UN-style is probably the least familiar kind of video translation voice-over.
It’s certainly not as well-known as Off-screen Narration or Lip-sync Dubbing (which is so common that poorly synchronized dubbing is a cliché. However, our customers are always pleased with this option because it’s cost-effective, allows for very accurate script translations, and is suitable for many kinds of content like documentaries, testimonials, interviews and speeches.
But seriously, what is it?
Before describing it, it’s much better to watch a very short sample of UN-style:
The English-language voices of on-screen speakers play for a short time, and then the foreign-language voices start 1-2 seconds after. The English-language volume is lowered to about 20%, so the viewer hears the foreign-language voice clearly, but still registers the original audio, specifically the emotion and cadence.
If a video also has sections of off-screen narration (common in documentaries), UN-style recordings generally replace this audio completely, since it’s not tied to an on-screen speaker.

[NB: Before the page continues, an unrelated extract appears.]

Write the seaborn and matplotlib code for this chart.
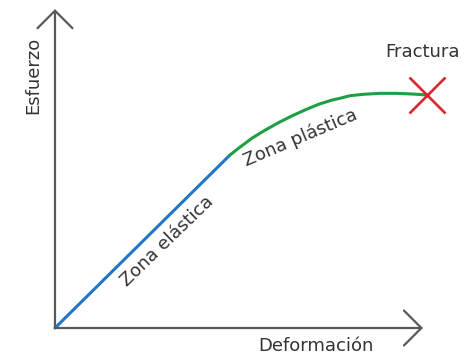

UN-style was specifically developed for documentaries and news footage because it retains the authenticity, and integrity, of the source content.
For example, if you have video footage of a speech by Antonio Villarraigosa, the former mayor of Los Angeles, you don’t want to replace his voice with an actor’s. This would seem like a disingenuous way to translate the video, and, moreover, the viewers want to hear his voice. With UN-style, you get enough of Villarraigosa’s voice to register its emotion, cadence and tone; plus an easily-accessible audio translation, as in the video that follows:
Marketing videos also rely on authenticity, especially customer interviews or testimonials. UN-Style is a good option for them because it retains the integrity of the original footage, which is crucial for building brand trust and loyalty. Likewise, UN-style is great for corporate videos (especially CEO videos), as well as for skills training or instructional films, infomercials and educational content.
Aside from the degree of authenticity it lends to projects, UN-style has three key advantages:
- Lower recording costs: Because the synchronization doesn’t have to be as close as lip-sync, the sessions are less labor-intensive, and this is reflected in the overall cost.
- Fewer talents used: The most common casting strategy is to use 1 talent for all narration (if it’s present in the video), 1 male talent for all male speakers, and 1 female talent for all female speakers. This means UN-style projects usually can be completed with 3 talents (most dubbing projects require 10-15), dramatically lowering session fees.
- Translation accuracy: Translations for UN-style only have to be edited for timing (to account for text expansion, which we discussed in a previous blog), and not for lip-sync, so they can be much more accurate. This is especially useful for videos that contain legal language, difficult terminology, or even skills training… basically, any content for which accurate translation is crucial.
Because UN-style doesn’t hide the video translation process, some people think of it as an «honest» voice-over. It doesn’t rely on an illusion, like lip-sync dubbing, but instead it actively tells viewers that they’re listening to a translation, and even suggests that they can check it against the original content. This transparency and integrity is the key to its power as a voice-over option.